Speaking on this subject,
in his work City of God, Augustine of Hippo (354-430) talks about the position
of the Greek philosophers who admitted the existence of "circuits of
times, in which in nature the same things are always renewed and repeated, and
thus, as they affirm, the intimate texture of the evolutions of the centuries
that come and go is formed" [1]. In other words, for the ancient Greeks,
history was cyclical, a replay of past events. They understood that "the
world presents as new the same things, both past and future" [2].
Augustine, however, will
disagree with the Greeks and brings a new understanding of history: it is not
cyclical, but linear with a beginning, middle, and end. With his thinking
grounded in Christian Scripture, he understands that "Christ died once only
for our sins and, having risen from the dead, he dies no more and death will
have no dominion over him. After the resurrection we shall be with the Lord
eternally."[3] What this Christian theologian and philosopher is saying is
that the "telos" of history is God. It takes place in the perspective
that humanity has a divine origin, but was separated from Him in original sin,
and is now on its way, in time, to a reunion with its Creator in the final
judgment (Revelation 20:11-15).
This Augustinian
understanding of history will prevail for almost a thousand years, when during
the Renaissance, a period in European history (14th-17th centuries) marked by
profound cultural, social, economic, political, and religious transformations,
thinkers regain interest in the study of the Greco-Roman classics. Thus,
history is again understood as cyclical. In the 18th century, however, the
century of the Enlightenment, the linear understanding of history returns with
force thanks to the studies of the influential philosophers Kant and Hegel.
Because of their emphasis on reason, they definitively abandon God from this
reflection and start defending the idea that the "telos" of history
is the progress of humanity.
But in the 20th century,
this understanding enters in crisis. The two world wars and the establishment
of a world marked by deep social inequalities, even in the midst of great
advances in science and technology, will lead thinkers to a disenchantment with
that proposal of the Enlightenment. The great narratives for explaining the
world began to be questioned. Scholars of the 20th century will conclude that
history is ateleological, that is, meaningless. It is only chaos, chance,
randomness and illogicality.
Thus, once again, man's
millennial effort to understand the mystery of himself and of the world enters
into crisis.

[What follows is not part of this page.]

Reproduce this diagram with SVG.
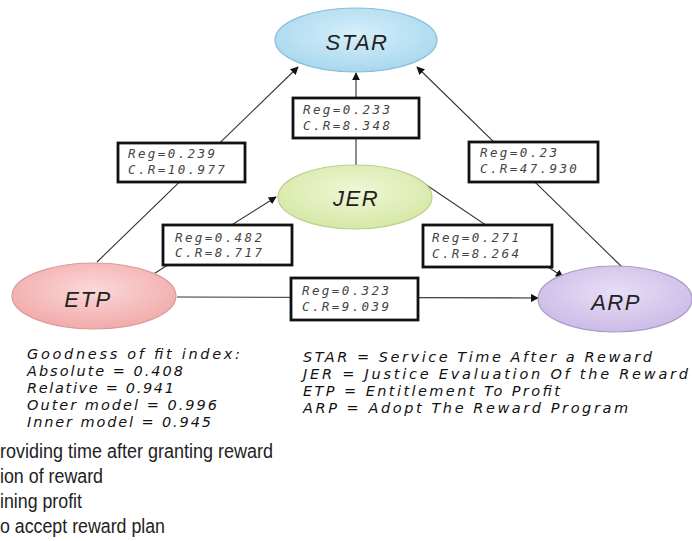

And humanity remains, to this day, without understanding the
reason for its existence in the universe. Separated from God because of sin, human
beings insist on seeking this understanding without considering God in this
reflection.
However, to remove God from
the support of existence makes it absolutely incomprehensible, because nothing
in the world is "causa sui", that is, it is the cause of itself.
Everything exists and subsists in God. This is the biblical thesis, so much so
that the Apostle Paul, writing to the Colossians, says that in Christ all
things were created and that "He is before all things, and in him all
things hold together." (1:17). Thus one can affirm that the
intelligibility of existence is founded on God alone.
Therefore the teaching of
Jesus Christ, Son of God and Lord of History, remains unshakable. It is the
perspective of divine love that gives meaning to history. This love made God
Himself, in the person of the Son, enter time and opened a way for humanity to
return to Him (John 1:1-14; Philippians 2:1-11). This way is Himself, the Son,
who is God. For this reason the end of history is God. And it is only in
History that man can meet Him again, because at that moment about which Jesus
spoke, that is, at the "end of time", the character of the meeting is
of judgment, since just as there are many who recognize the existence and the
divine sovereignty over the created world, there are also many who reject and
deny His Being.
Antônio Maia - Ph.B, M.Div
[1] AGOSTINHO, Santo. A
Cidade de Deus. Kindle Amazon, posição 10090.
[2] AGOSTINHO, Santo. A
Cidade de Deus. Kindle Amazon, posição 10090.